(Records)
_ _ _ _ _

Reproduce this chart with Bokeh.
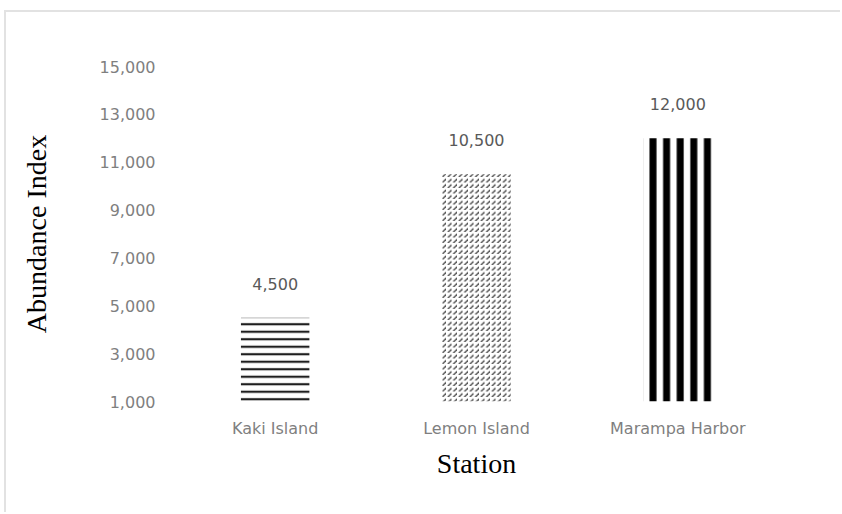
from bokeh.plotting import figure
from bokeh.models import (Range1d, FactorRange, NumeralTickFormatter, FixedTicker,
                          ColumnDataSource, LabelSet)
from bokeh.core.properties import value
from bokeh.embed import file_html
from bokeh.resources import INLINE

# Abundance index per sampling station
stations = ["Kaki Island", "Lemon Island", "Marampa Harbor"]
abundance = [4500, 10500, 12000]
y_ticks = [1000, 3000, 5000, 7000, 9000, 11000, 13000, 15000]
y_min, y_max = 1000, 15000

TICK_FONT = "DejaVu Sans"
TITLE_FONT = "Liberation Serif"
GREY = "#7f7f7f"

p = figure(x_range=FactorRange(*stations, range_padding=0),
           y_range=Range1d(y_min, y_max),
           width=836, height=502,
           output_backend="svg", toolbar_location=None,
           min_border_left=168, min_border_right=64,
           min_border_top=54, min_border_bottom=113)
p.margin = (10, 0, 0, 4)
p.styles = {"border-top": "2px solid #e2e2e2", "border-left": "2px solid #e2e2e2"}
p.outline_line_color = None
p.grid.visible = False
p.background_fill_color = "white"
p.border_fill_color = "white"

# one hatched bar per station, each with its own fill pattern
bar_styles = [
    dict(hatch_pattern="horizontal_line", hatch_scale=7.5, hatch_weight=2.2, hatch_color="#1e1e1e"),
    dict(hatch_pattern="right_diagonal_dash", hatch_scale=5.5, hatch_weight=1.5, hatch_color="#555555"),
    dict(hatch_pattern="vertical_line", hatch_scale=13.6, hatch_weight=7, hatch_color="#000000"),
]
for name, val, style in zip(stations, abundance, bar_styles):
    p.vbar(x=[name], top=[val], bottom=y_min, width=0.34,
           fill_color="white", line_color=None, **style)

# value labels above bars
labels_src = ColumnDataSource(dict(x=stations, y=abundance,
                                   text=[f"{v:,}" for v in abundance]))
p.add_layout(LabelSet(x="x", y="y", text="text", source=labels_src,
                      text_align="center", text_baseline="bottom", y_offset=28,
                      text_font=value(TICK_FONT), text_font_size=value("16px"),
                      text_color="#595959"))

# axes
p.yaxis.ticker = FixedTicker(ticks=y_ticks)
p.yaxis.formatter = NumeralTickFormatter(format="0,0")
for ax in (p.xaxis[0], p.yaxis[0]):
    ax.axis_line_color = None
    ax.major_tick_line_color = None
    ax.minor_tick_line_color = None
    ax.major_label_text_font = TICK_FONT
    ax.major_label_text_font_size = "16px"
    ax.major_label_text_color = GREY
    ax.axis_label_text_font = TITLE_FONT
    ax.axis_label_text_font_size = "28px"
    ax.axis_label_text_font_style = "normal"
    ax.axis_label_text_color = "#000000"

p.yaxis.axis_label = "Abundance Index"
p.yaxis.major_label_standoff = 13
p.yaxis.axis_label_standoff = 45
p.xaxis.axis_label = "Station"
p.xaxis.major_label_standoff = 11
p.xaxis.axis_label_standoff = 7

open("out.html", "w").write(file_html(p, INLINE))
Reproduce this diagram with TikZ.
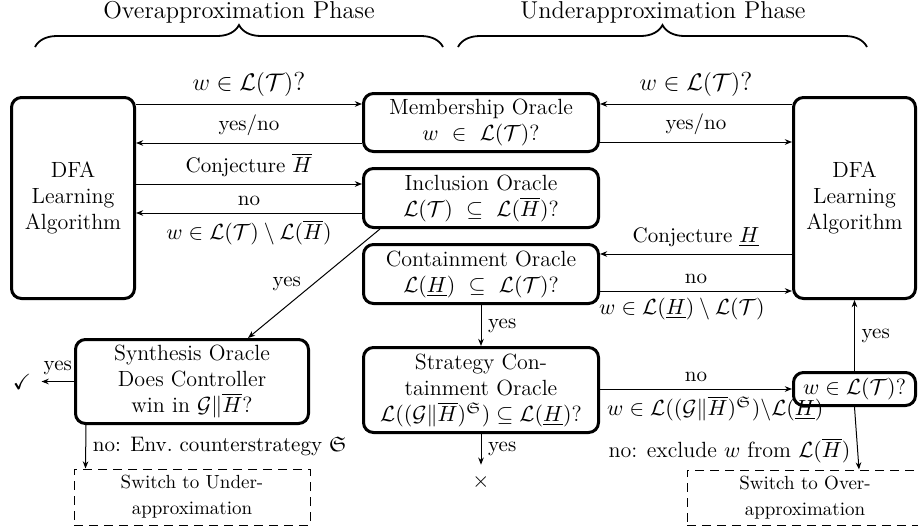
\documentclass[tikz,border=0pt]{standalone}
\usepackage{amsmath,amssymb}
\usetikzlibrary{arrows.meta,decorations.pathreplacing,calc}
\begin{document}
\begin{tikzpicture}[x=0.5pt,y=-0.5pt,
  box/.style={draw, line width=1.5pt, rounded corners=5pt, align=center, inner sep=0pt, font=\fontsize{11}{13}\selectfont},
  dbox/.style={draw, line width=0.5pt, dash pattern=on 4.5pt off 3pt, align=center, inner sep=0pt, font=\fontsize{9.5}{13}\selectfont},
  arr/.style={-{Stealth[length=3.6pt,width=2.8pt]}, line width=0.5pt},
  lbl/.style={font=\fontsize{10.5}{12.5}\selectfont},
  qlbl/.style={font=\fontsize{13}{15}\selectfont},
  mlbl/.style={font=\fontsize{11}{13}\selectfont},
  ttl/.style={font=\fontsize{12.2}{14}\selectfont},
  brc/.style={decorate, decoration={brace, amplitude=11pt}, line width=0.9pt},
]
\useasboundingbox (0,0) rectangle (918,531);
\clip (0,0) rectangle (918,531);

% titles and braces
\node[ttl, anchor=base] (t1) at (239,18) {Overapproximation Phase};
\node[ttl, anchor=base] (t2) at (663,18) {Underapproximation Phase};
\coordinate (b1s) at (35,47);
\coordinate (b1e) at (443,47);
\coordinate (b2s) at (458,47);
\coordinate (b2e) at (867,47);
\draw[brc] (b1s) -- (b1e);
\draw[brc] (b2s) -- (b2e);

% nodes
\node[box, minimum width=61.5pt, minimum height=100.5pt] (ldfa) at (73,198) {DFA\\Learning\\Algorithm};
\node[box, minimum width=61pt, minimum height=100.5pt] (rdfa) at (854.5,198) {DFA\\Learning\\Algorithm};
\node[box, minimum width=117.5pt, minimum height=29pt] (mem) at (481,122.5) {Membership Oracle\\$w \ \in \ \mathcal{L}(\mathcal{T})$?};
\node[box, minimum width=117.5pt, minimum height=29.5pt] (inc) at (481,198) {Inclusion Oracle\\$\mathcal{L}(\mathcal{T}) \ \subseteq \ \mathcal{L}(\overline{H})$?};
\node[box, minimum width=117.5pt, minimum height=29.5pt] (con) at (481,274) {Containment Oracle\\$\mathcal{L}(\underline{H}) \ \subseteq \ \mathcal{L}(\mathcal{T})$?};
\node[box, minimum width=117.5pt, minimum height=42.5pt] (strat) at (481,390) {Strategy Con-\\tainment Oracle\\$\mathcal{L}((\mathcal{G}\|\overline{H})^{\mathfrak{S}}) \subseteq \mathcal{L}(\underline{H})$?};
\node[box, minimum width=116.5pt, minimum height=42pt] (synth) at (192,381.5) {Synthesis Oracle\\Does Controller\\win in $\mathcal{G}\|\overline{H}$?};
\node[box, minimum width=61pt, minimum height=16.5pt] (wbox) at (854.5,389) {$w \in \mathcal{L}(\mathcal{T})$?};
\node[dbox, minimum width=118pt, minimum height=28pt] (lsw) at (192,497) {Switch to Under-\\approximation};
\node[dbox, minimum width=118pt, minimum height=27.5pt] (rsw) at (805,497.5) {Switch to Over-\\approximation};
\node[mlbl, inner sep=5pt] (chk) at (22,382) {$\checkmark$};
\node[mlbl, inner sep=4.8pt] (xx) at (481,482) {$\times$};

% left side arrows
\coordinate (y1) at ($(mem.north west)+(0,12)$);
\draw[arr] (y1 -| ldfa.east) -- (y1) node[midway, above, qlbl] {$w \in \mathcal{L}(\mathcal{T})$?};
\coordinate (y2) at ($(mem.south west)+(0,-10)$);
\draw[arr] (y2) -- (y2 -| ldfa.east) node[midway, above, lbl] {yes/no};
\coordinate (y3) at ($(inc.north west)+(0,17)$);
\draw[arr] (y3 -| ldfa.east) -- (y3) node[midway, above, lbl] {Conjecture $\overline{H}$};
\coordinate (y4) at ($(inc.south west)+(0,-16)$);
\draw[arr] (y4) -- (y4 -| ldfa.east) node[midway, above, lbl] {no} node[midway, below, mlbl] {$w \in \mathcal{L}(\mathcal{T}) \setminus \mathcal{L}(\overline{H})$};

% right side arrows
\coordinate (y5) at ($(mem.north east)+(0,12)$);
\draw[arr] (y5 -| rdfa.west) -- (y5) node[midway, above, qlbl] {$w \in \mathcal{L}(\mathcal{T})$?};
\coordinate (y6) at ($(mem.south east)+(0,-11)$);
\draw[arr] (y6) -- (y6 -| rdfa.west) node[midway, above, lbl] {yes/no};
\coordinate (y7) at ($(con.north east)+(0,11)$);
\draw[arr] (y7 -| rdfa.west) -- (y7) node[midway, above, lbl] {Conjecture $\underline{H}$};
\coordinate (y8) at ($(con.south east)+(0,-14)$);
\draw[arr] (y8) -- (y8 -| rdfa.west) node[midway, above, lbl] {no} node[pos=0, below right, xshift=-4pt, mlbl] {$w \in \mathcal{L}(\underline{H}) \setminus \mathcal{L}(\mathcal{T})$};

% vertical / other arrows
\draw[arr] (con.south) -- (strat.north) node[midway, right, lbl] {yes};
\draw[arr] (strat.south) -- (xx.north) node[midway, right, lbl] {yes};
\draw[arr] (strat.east |- wbox.west) -- (wbox.west) node[midway, above, lbl] {no} node[pos=0, below right, mlbl] {$w \in \mathcal{L}((\mathcal{G}\|\overline{H})^{\mathfrak{S}})\backslash\mathcal{L}(\underline{H})$};
\draw[arr] (wbox.north) -- (wbox.north |- rdfa.south) node[midway, right, lbl] {yes};
\draw[arr] (wbox.south) -- ([xshift=27pt]rsw.north) node[pos=0.7, left, mlbl] {no: exclude $w$ from $\mathcal{L}(\overline{H})$};
\draw[arr] ([xshift=9pt]inc.south west) -- ([xshift=28pt]synth.north) node[midway, left, xshift=-3pt, lbl] {yes};
\draw[arr] (synth.west) -- (synth.west -| chk.east) node[midway, above, lbl] {yes};
\draw[arr] ([xshift=6pt]synth.south west) -- ([xshift=6pt]lsw.north west) node[midway, right, lbl] {no: Env.\ counterstrategy $\mathfrak{S}$};
\end{tikzpicture}
\end{document}
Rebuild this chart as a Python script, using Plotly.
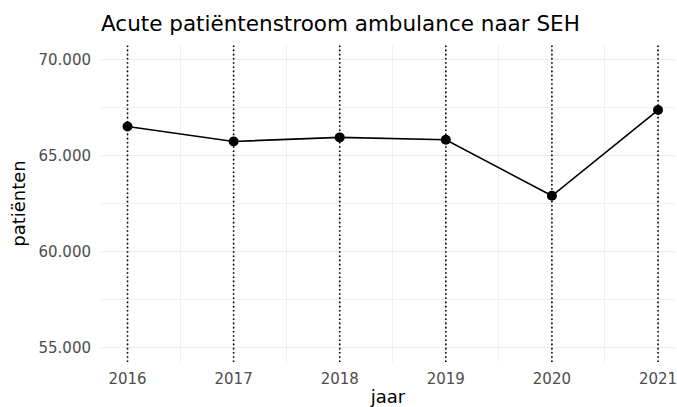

_ _ _ _ _

Task to complete → Copy every line above that includes the string "chart".

Exercise output →
Reproduce this chart with Bokeh.
Rebuild this chart as a Python script, using Plotly.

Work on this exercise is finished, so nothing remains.